## START

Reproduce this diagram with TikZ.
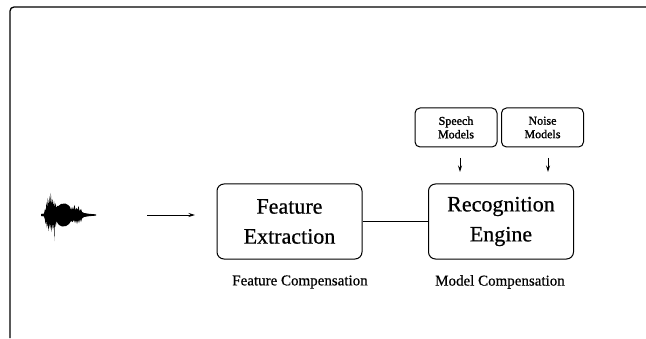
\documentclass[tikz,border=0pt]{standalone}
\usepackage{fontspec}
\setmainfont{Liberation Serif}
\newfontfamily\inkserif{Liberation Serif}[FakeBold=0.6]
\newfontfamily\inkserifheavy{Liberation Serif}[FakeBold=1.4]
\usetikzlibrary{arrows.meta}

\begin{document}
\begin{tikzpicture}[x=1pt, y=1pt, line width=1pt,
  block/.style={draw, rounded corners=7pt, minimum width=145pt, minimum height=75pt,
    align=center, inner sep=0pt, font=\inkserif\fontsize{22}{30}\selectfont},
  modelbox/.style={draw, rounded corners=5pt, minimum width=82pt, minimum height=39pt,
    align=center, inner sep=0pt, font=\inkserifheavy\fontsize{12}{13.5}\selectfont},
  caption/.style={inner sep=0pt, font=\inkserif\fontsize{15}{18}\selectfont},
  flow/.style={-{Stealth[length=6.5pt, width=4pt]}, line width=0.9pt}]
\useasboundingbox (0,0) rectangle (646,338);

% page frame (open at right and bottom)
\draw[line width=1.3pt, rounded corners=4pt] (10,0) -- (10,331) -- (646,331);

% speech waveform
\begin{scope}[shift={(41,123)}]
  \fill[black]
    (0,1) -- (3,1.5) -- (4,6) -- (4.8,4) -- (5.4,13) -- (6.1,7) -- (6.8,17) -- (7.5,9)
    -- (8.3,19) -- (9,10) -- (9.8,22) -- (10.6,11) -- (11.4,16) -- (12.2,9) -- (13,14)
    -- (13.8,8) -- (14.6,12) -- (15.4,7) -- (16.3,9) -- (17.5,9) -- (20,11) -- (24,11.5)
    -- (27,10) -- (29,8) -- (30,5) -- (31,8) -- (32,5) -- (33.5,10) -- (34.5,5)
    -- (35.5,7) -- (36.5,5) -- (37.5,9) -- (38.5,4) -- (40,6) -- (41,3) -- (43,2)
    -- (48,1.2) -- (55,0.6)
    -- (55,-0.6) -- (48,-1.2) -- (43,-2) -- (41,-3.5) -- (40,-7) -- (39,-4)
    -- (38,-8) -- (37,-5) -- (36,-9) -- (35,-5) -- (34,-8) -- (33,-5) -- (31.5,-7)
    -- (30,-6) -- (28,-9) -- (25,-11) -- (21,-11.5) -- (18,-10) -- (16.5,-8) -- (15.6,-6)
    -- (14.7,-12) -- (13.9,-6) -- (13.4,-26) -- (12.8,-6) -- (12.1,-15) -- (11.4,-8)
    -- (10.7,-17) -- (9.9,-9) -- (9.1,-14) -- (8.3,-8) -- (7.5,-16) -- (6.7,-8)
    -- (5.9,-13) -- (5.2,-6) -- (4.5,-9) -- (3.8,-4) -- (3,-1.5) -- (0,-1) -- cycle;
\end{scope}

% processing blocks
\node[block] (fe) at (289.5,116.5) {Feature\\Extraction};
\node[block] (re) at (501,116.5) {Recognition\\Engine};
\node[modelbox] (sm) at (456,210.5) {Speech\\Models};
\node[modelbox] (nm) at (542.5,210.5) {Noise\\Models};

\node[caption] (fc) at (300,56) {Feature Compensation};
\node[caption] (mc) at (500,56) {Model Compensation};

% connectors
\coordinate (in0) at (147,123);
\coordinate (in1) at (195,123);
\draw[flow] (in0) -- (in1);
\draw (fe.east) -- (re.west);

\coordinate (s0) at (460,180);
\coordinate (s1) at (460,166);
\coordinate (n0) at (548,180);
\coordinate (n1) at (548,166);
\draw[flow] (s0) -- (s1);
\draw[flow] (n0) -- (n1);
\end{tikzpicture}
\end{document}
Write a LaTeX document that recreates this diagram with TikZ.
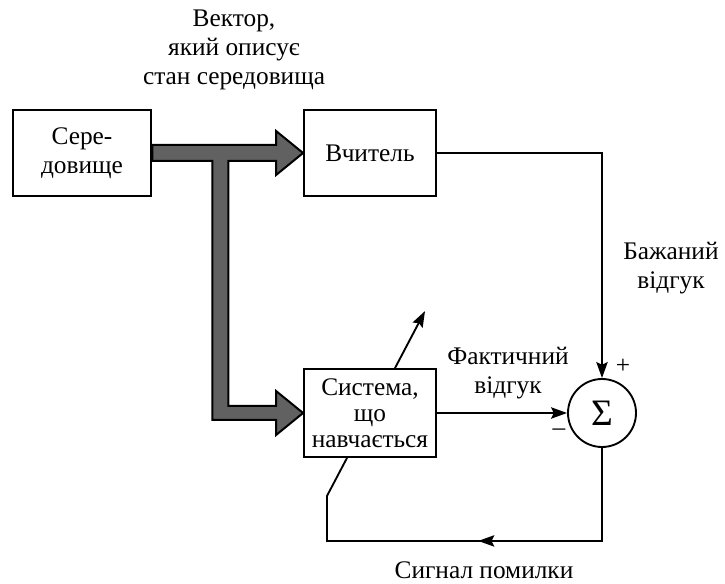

## END

Exercise brief. Copy each line of the preceding data that contains the string "with".

Finished exercise.
Reproduce this diagram with TikZ.
Write a LaTeX document that recreates this diagram with TikZ.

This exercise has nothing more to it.